In a black-and-white photo of the Moscow barricades in autumn 1993, the teenage Shargunov, who has gone to watch, is hidden in billowing smoke. Many of the images he describes are lost, obscured or desecrated, accidentally or on purpose: his school photo, scratched by the cat; Lenin defaced with horns, fangs and four-letter words; the over-exposed film on his graduation trip, or his grandmother, shredding pictures of Hitler “with a yellow fingernail.”
The survival or destruction of photos becomes a powerful metaphor for the capriciousness of memory, the unpredictable past. It takes on a more sinister aspect when his memory card is confiscated at gunpoint or his phone is stolen.

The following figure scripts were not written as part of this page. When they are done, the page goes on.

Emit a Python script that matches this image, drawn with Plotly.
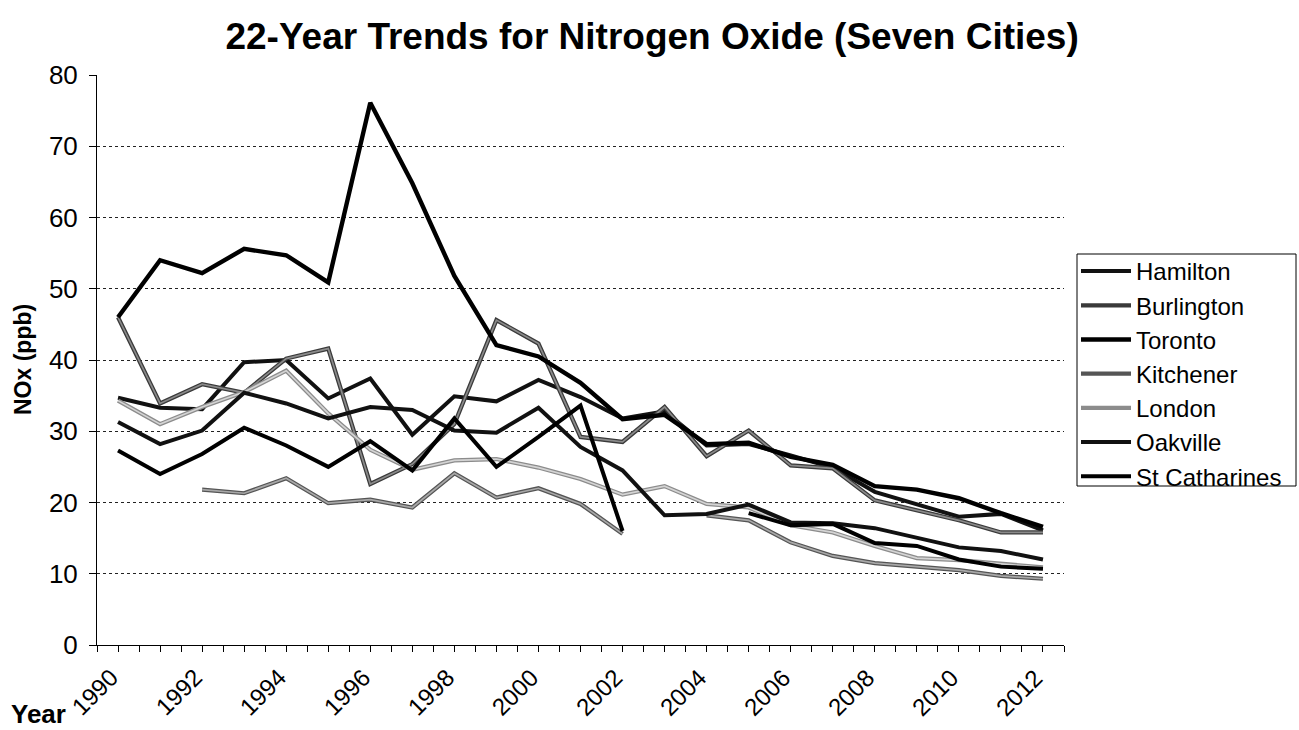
import plotly.graph_objects as go

# Annual mean NOx (ppb), 1990-2012
years = list(range(1990, 2013))
label_years = list(range(1990, 2013, 2))

hamilton = [34.7, 33.3, 33.1, 39.7, 40.0, 34.6, 37.4, 29.5, 34.9, 34.2, 37.2, 34.8,
            31.8, 32.8, 28.0, 28.2, 26.6, 24.9, 21.5, 19.7, 18.0, 18.4, 16.1]
burlington = [46.0, 33.9, 36.6, 35.4, 40.2, 41.6, 22.6, 25.4, 31.0, 45.6, 42.3, 29.2,
              28.5, 33.4, 26.5, 30.1, 25.2, 24.8, 20.3, 18.9, 17.5, 15.8, 15.8]
toronto = [46.0, 54.0, 52.2, 55.6, 54.7, 50.9, 76.1, 64.8, 51.8, 42.1, 40.5, 36.8,
           31.7, 32.3, 28.2, 28.4, 26.4, 25.3, 22.3, 21.8, 20.6, 18.5, 16.6]
kitchener = [None, None, 21.8, 21.3, 23.4, 19.9, 20.4, 19.3, 24.1, 20.7, 22.0, 19.8,
             15.6, None, 18.2, 17.5, 14.4, 12.5, 11.5, 11.0, 10.5, 9.7, 9.3]
london = [34.3, 31.0, 33.4, 35.5, 38.5, 32.5, 27.4, 24.6, 25.9, 26.1, 24.9, 23.3,
          21.1, 22.3, 19.8, 19.3, 16.8, 15.8, 13.9, 12.2, 11.9, 11.4, 10.9]
oakville = [31.3, 28.2, 30.1, 35.4, 33.9, 31.8, 33.4, 33.0, 30.1, 29.8, 33.3, 27.8,
            24.5, 18.2, 18.4, 19.7, 17.2, 17.1, 16.4, 15.1, 13.7, 13.2, 12.0]
st_catharines = [27.3, 24.0, 26.8, 30.5, 28.0, 25.0, 28.6, 24.5, 31.8, 25.0, 29.2, 33.6,
                 16.0, None, None, 18.5, 16.8, 17.0, 14.3, 13.9, 12.0, 11.0, 10.7]

series_names = ["Hamilton", "Burlington", "Toronto", "Kitchener", "London",
                "Oakville", "St Catharines"]
series_values = [hamilton, burlington, toronto, kitchener, london, oakville, st_catharines]
# outer stroke colour, inner core colour (None = solid line)
outer_colors = ["#111111", "#3a3a3a", "#000000", "#555555", "#8c8c8c", "#111111", "#000000"]
core_colors = [None, "#8a8a8a", None, "#a8a8a8", "#d4d4d4", None, None]
line_widths = [4.0, 4.2, 4.4, 4.2, 4.2, 4.0, 4.0]

FONT = "Liberation Sans, Arial, sans-serif"

fig = go.Figure()
for name, vals, oc, cc, w in zip(series_names, series_values, outer_colors,
                                 core_colors, line_widths):
    fig.add_trace(go.Scatter(
        x=years, y=vals, name=name, mode="lines", connectgaps=False,
        legendgroup=name, line=dict(color=oc, width=w),
    ))
    if cc is not None:
        fig.add_trace(go.Scatter(
            x=years, y=vals, name=name, mode="lines", connectgaps=False,
            legendgroup=name, showlegend=False, hoverinfo="skip",
            line=dict(color=cc, width=w * 0.4),
        ))

# tick marks at every half year (cell edges and centres)
tick_vals = [1989.5 + 0.5 * i for i in range(47)]

# plot area in pixels
plot_l, plot_r, plot_t, plot_b = 97, 1064, 75, 645
pw, ph = plot_r - plot_l, plot_b - plot_t
box = dict(x0=(1077 - plot_l) / pw, x1=(1296 - plot_l) / pw,
           y0=(plot_b - 486) / ph, y1=(plot_b - 254) / ph)

fig.update_layout(
    width=1299, height=730,
    margin=dict(l=plot_l, r=1299 - plot_r, t=plot_t, b=730 - plot_b, autoexpand=False),
    paper_bgcolor="white", plot_bgcolor="white",
    font=dict(family=FONT, size=24, color="black"),
    title=dict(text="<b>22-Year Trends for Nitrogen Oxide (Seven Cities)</b>",
               x=0.502, xanchor="center", y=1 - 36 / 730, yanchor="middle",
               font=dict(family=FONT, size=37, color="black")),
    legend=dict(x=(1076 - plot_l) / pw, y=(plot_b - 249) / ph, xanchor="left", yanchor="top",
                borderwidth=0, bgcolor="rgba(0,0,0,0)",
                font=dict(family=FONT, size=24, color="black"),
                itemwidth=50, tracegroupgap=0),
    showlegend=True,
    shapes=[dict(type="rect", xref="paper", yref="paper", **box,
                 line=dict(color="black", width=1), fillcolor="rgba(0,0,0,0)",
                 layer="above")],
)

fig.update_xaxes(
    range=[1989.5, 2012.5], tickmode="array", tickvals=tick_vals,
    ticktext=[""] * len(tick_vals),
    ticks="outside", ticklen=6, tickcolor="black", tickwidth=1,
    showline=True, linecolor="black", linewidth=1, showgrid=False, zeroline=False,
    automargin=False,
)
fig.update_yaxes(
    range=[0, 80], dtick=10, tick0=0, ticks="outside", ticklen=7, tickcolor="black",
    showline=True, linecolor="black", linewidth=1, zeroline=False,
    showgrid=True, gridcolor="#222222", gridwidth=1, griddash="3px,3px",
    tickfont=dict(family=FONT, size=26, color="black"), ticklabelstandoff=6,
    automargin=False,
)

# slanted year labels under the axis, ending at their tick
for yr in label_years:
    fig.add_annotation(text=str(yr), x=yr, y=0, xref="x", yref="y",
                       xanchor="center", yanchor="middle", textangle=-45,
                       xshift=-24, yshift=-47, showarrow=False,
                       font=dict(family=FONT, size=24, color="black"))

fig.add_annotation(text="<b>NOx (ppb)</b>", textangle=-90, xref="paper", yref="paper",
                   x=(23 - plot_l) / pw, y=0.5, xanchor="center", yanchor="middle",
                   showarrow=False, font=dict(family=FONT, size=23, color="black"))
fig.add_annotation(text="<b>Year</b>", xref="paper", yref="paper",
                   x=(38 - plot_l) / pw, y=(plot_b - 714) / ph, xanchor="center",
                   yanchor="middle", showarrow=False,
                   font=dict(family=FONT, size=26, color="black"))

fig.write_html("out.html")
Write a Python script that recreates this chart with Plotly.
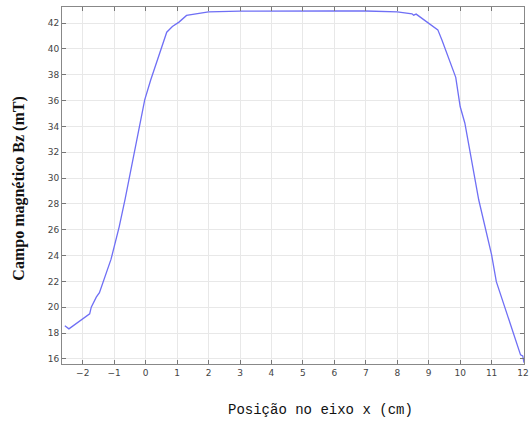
import plotly.graph_objects as go

# Field profile along the x axis
pos_cm = [-2.57, -2.44, -1.78, -1.73, -1.57, -1.47, -1.10, -0.84, -0.65, -0.03,
          0.16, 0.67, 0.85, 1.06, 1.3, 2.0, 3.0, 4.0, 5.0, 6.0, 7.0, 8.0,
          8.47, 8.52, 8.6, 8.94, 9.29, 9.42, 9.86, 10.0, 10.15, 10.59, 11.0,
          11.15, 11.68, 11.92, 11.99, 12.03]
bz_mT = [18.56, 18.32, 19.48, 20.0, 20.78, 21.13, 23.72, 26.24, 28.4, 36.06,
         37.6, 41.3, 41.74, 42.08, 42.6, 42.87, 42.93, 42.95, 42.95, 42.94, 42.94, 42.87,
         42.72, 42.62, 42.7, 42.12, 41.48, 40.7, 37.8, 35.54, 34.25, 28.32, 24.05,
         21.98, 18.1, 16.31, 16.23, 15.7]

x_ticks = list(range(-2, 13))
y_ticks = list(range(16, 43, 2))

fig = go.Figure(go.Scatter(x=pos_cm, y=bz_mT, mode="lines",
                           line=dict(color="#6f6ff5", width=1.3)))

axis_style = dict(showgrid=True, gridcolor="#e8e8e8", gridwidth=1,
                  showline=True, linecolor="#888888", linewidth=1, mirror="ticks",
                  ticks="inside", ticklen=4, tickcolor="#777777",
                  tickfont=dict(family="DejaVu Sans", size=9, color="#444444"),
                  ticklabeloverflow="allow", zeroline=False)

fig.update_xaxes(range=[-2.66, 12.03], tickvals=x_ticks, **axis_style)
fig.update_yaxes(range=[15.6, 43.25], tickvals=y_ticks, **axis_style)

fig.add_annotation(text="Posição no eixo x (cm)", xref="paper", yref="paper",
                   x=0.56, y=-0.128, yanchor="middle", showarrow=False,
                   font=dict(family="Liberation Mono", size=14, color="#111111"))
fig.add_annotation(text="<b>Campo magnético Bz (mT)</b>", xref="paper", yref="paper",
                   x=-0.094, y=0.49, xanchor="center", textangle=-90, showarrow=False,
                   font=dict(family="Liberation Serif", size=16, color="#111111"))

fig.update_layout(width=531, height=422, margin=dict(l=62, r=2, t=7, b=58),
                  plot_bgcolor="white", paper_bgcolor="white", showlegend=False)

fig.write_html("out.html")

“My cell phone had a lot of photos on it. Of the Ossetian War. Of my Son.” These missing images, which he has described earlier, become further secret albums. The photos of corpses and soldiers from the 2008 war tell one story, while the loss of pictures of his son Vanya, in “white and blue pajamas in his crib” or “fur coat and hat” ready for snow, illustrate the loneliness of Shargunov’s quests through interwoven glimpses of his troubled personal life.
One of the liveliest chapters recounts Shargunov’s journey to Chechnya, reporting for a magazine. He hears the stories of people who feel “no one listens to us.” One teenage girl’s poem mourns the death of her brother: “Russia we will take revenge/ And turn you into smoke.”
Having seen far more of life than the average thirty-something, Shargunov is finding a new community through his writing: “My new comrades are readers.” It is to them he entrusts “this album of mine with invisible photographs” and it is through his writing that he hopes to change the world.